Rows from a dataset of charts and code:
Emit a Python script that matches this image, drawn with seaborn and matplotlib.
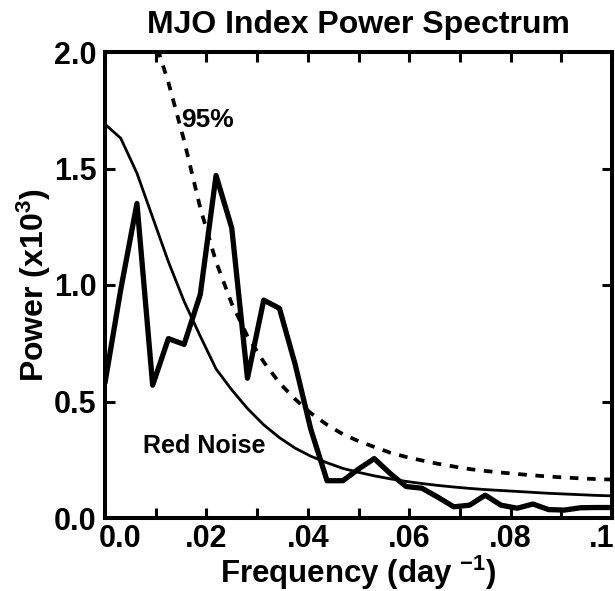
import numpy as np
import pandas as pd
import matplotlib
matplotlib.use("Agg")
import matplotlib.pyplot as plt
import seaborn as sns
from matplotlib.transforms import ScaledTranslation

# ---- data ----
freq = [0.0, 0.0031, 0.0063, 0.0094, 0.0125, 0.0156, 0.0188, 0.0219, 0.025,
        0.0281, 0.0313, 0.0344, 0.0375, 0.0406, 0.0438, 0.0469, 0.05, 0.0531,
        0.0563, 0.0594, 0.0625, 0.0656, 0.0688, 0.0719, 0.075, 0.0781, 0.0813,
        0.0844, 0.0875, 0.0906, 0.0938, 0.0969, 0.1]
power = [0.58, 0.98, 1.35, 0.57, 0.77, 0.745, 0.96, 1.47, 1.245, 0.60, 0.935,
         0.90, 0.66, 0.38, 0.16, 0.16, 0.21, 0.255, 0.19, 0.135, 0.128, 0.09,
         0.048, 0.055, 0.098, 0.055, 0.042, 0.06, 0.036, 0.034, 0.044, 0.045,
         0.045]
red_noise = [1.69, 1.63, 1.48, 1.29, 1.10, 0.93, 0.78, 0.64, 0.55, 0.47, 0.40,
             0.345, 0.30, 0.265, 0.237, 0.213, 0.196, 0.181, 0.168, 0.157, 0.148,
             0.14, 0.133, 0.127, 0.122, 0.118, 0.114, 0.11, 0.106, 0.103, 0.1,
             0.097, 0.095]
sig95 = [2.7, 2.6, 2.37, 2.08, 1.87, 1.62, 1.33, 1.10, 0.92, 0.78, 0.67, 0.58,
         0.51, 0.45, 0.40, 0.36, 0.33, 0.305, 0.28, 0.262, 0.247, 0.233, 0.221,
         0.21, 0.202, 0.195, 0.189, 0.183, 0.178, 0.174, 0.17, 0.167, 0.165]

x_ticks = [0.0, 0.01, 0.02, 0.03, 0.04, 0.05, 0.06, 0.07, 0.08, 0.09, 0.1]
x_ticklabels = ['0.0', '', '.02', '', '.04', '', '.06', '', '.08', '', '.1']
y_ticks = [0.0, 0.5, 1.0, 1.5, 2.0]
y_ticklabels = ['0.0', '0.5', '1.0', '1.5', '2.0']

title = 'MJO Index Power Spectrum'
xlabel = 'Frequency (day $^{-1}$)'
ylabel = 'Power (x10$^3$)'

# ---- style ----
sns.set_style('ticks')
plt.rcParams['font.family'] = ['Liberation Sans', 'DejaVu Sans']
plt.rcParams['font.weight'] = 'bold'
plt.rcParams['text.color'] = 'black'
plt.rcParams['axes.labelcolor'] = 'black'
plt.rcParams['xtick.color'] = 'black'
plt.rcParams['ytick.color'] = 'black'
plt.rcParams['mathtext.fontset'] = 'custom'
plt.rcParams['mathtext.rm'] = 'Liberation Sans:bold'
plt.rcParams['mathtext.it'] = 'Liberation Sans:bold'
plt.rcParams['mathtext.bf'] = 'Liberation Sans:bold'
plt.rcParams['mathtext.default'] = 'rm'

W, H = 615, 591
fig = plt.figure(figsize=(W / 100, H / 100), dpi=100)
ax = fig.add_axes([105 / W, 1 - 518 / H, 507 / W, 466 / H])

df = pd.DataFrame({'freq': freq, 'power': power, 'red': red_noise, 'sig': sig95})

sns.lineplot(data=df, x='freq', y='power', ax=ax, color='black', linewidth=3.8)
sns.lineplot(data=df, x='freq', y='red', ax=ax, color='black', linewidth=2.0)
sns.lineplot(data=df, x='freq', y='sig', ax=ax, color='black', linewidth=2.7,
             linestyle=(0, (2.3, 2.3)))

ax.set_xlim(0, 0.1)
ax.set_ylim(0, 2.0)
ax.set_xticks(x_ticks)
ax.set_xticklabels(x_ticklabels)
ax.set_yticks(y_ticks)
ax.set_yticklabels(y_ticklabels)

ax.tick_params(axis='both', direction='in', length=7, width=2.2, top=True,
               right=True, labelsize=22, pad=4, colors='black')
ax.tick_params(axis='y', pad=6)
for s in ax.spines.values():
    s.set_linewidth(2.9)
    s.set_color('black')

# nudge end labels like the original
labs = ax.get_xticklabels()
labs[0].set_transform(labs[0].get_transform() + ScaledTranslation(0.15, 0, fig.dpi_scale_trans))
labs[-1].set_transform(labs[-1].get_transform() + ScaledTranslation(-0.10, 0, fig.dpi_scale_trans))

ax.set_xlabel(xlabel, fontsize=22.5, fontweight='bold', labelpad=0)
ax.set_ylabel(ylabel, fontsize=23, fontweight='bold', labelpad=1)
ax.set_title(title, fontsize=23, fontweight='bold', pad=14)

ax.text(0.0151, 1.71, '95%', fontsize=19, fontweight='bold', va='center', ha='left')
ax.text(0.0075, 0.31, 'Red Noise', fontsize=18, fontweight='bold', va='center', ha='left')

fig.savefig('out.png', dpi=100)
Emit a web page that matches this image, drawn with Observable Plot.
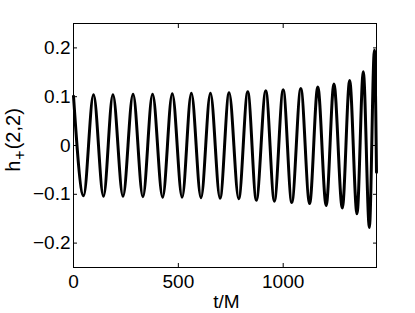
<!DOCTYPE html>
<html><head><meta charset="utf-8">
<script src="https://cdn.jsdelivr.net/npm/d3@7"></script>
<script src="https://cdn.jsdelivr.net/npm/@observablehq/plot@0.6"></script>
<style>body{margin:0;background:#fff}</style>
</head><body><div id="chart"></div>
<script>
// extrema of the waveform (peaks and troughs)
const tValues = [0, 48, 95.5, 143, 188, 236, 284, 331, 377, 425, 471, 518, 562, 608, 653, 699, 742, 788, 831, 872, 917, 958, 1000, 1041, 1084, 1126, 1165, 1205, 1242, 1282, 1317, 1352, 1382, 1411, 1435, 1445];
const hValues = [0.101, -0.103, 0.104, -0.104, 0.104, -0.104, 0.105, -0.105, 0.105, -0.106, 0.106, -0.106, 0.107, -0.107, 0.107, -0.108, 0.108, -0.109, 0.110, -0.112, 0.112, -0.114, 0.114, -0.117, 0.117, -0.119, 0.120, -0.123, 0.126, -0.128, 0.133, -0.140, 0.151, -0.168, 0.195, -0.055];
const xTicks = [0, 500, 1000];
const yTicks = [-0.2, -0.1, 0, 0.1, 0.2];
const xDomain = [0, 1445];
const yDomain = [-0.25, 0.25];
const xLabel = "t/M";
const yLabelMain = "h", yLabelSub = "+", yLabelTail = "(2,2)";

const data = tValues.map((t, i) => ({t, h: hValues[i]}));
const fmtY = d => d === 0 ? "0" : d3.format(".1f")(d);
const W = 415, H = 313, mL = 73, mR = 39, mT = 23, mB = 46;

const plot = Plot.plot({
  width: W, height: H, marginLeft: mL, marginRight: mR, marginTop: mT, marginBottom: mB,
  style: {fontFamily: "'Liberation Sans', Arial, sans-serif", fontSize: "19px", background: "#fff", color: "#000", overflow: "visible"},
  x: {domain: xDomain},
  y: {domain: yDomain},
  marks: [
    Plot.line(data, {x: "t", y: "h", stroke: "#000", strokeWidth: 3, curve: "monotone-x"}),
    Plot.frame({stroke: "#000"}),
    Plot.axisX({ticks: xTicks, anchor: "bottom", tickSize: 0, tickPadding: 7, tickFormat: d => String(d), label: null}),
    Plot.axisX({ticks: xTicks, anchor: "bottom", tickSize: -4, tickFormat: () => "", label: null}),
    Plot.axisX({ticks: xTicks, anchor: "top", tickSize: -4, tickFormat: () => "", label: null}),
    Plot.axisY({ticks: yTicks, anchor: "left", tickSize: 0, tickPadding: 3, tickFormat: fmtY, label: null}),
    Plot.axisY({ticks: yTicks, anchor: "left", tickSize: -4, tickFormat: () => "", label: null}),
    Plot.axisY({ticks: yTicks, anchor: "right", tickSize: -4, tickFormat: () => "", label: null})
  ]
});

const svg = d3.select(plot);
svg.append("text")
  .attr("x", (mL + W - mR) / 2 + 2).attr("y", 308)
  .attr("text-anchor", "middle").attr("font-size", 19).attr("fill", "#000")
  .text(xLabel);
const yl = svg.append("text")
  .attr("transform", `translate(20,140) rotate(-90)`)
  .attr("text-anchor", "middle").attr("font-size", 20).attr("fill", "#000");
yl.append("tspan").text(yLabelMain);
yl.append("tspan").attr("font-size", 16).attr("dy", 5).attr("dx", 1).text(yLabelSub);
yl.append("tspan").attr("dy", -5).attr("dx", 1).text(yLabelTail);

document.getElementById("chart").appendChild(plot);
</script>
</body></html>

- PROBLEM REQUIREMENTS:
Include both the line containing "Emit a web page" and the line containing "const W = 415, H" when you write out everything between them, exactly. Leave the pictures out.

- FINAL ANSWER:
Emit a web page that matches this image, drawn with Observable Plot.
<!DOCTYPE html>
<html><head><meta charset="utf-8">
<script src="https://cdn.jsdelivr.net/npm/d3@7"></script>
<script src="https://cdn.jsdelivr.net/npm/@observablehq/plot@0.6"></script>
<style>body{margin:0;background:#fff}</style>
</head><body><div id="chart"></div>
<script>
// extrema of the waveform (peaks and troughs)
const tValues = [0, 48, 95.5, 143, 188, 236, 284, 331, 377, 425, 471, 518, 562, 608, 653, 699, 742, 788, 831, 872, 917, 958, 1000, 1041, 1084, 1126, 1165, 1205, 1242, 1282, 1317, 1352, 1382, 1411, 1435, 1445];
const hValues = [0.101, -0.103, 0.104, -0.104, 0.104, -0.104, 0.105, -0.105, 0.105, -0.106, 0.106, -0.106, 0.107, -0.107, 0.107, -0.108, 0.108, -0.109, 0.110, -0.112, 0.112, -0.114, 0.114, -0.117, 0.117, -0.119, 0.120, -0.123, 0.126, -0.128, 0.133, -0.140, 0.151, -0.168, 0.195, -0.055];
const xTicks = [0, 500, 1000];
const yTicks = [-0.2, -0.1, 0, 0.1, 0.2];
const xDomain = [0, 1445];
const yDomain = [-0.25, 0.25];
const xLabel = "t/M";
const yLabelMain = "h", yLabelSub = "+", yLabelTail = "(2,2)";

const data = tValues.map((t, i) => ({t, h: hValues[i]}));
const fmtY = d => d === 0 ? "0" : d3.format(".1f")(d);
const W = 415, H = 313, mL = 73, mR = 39, mT = 23, mB = 46;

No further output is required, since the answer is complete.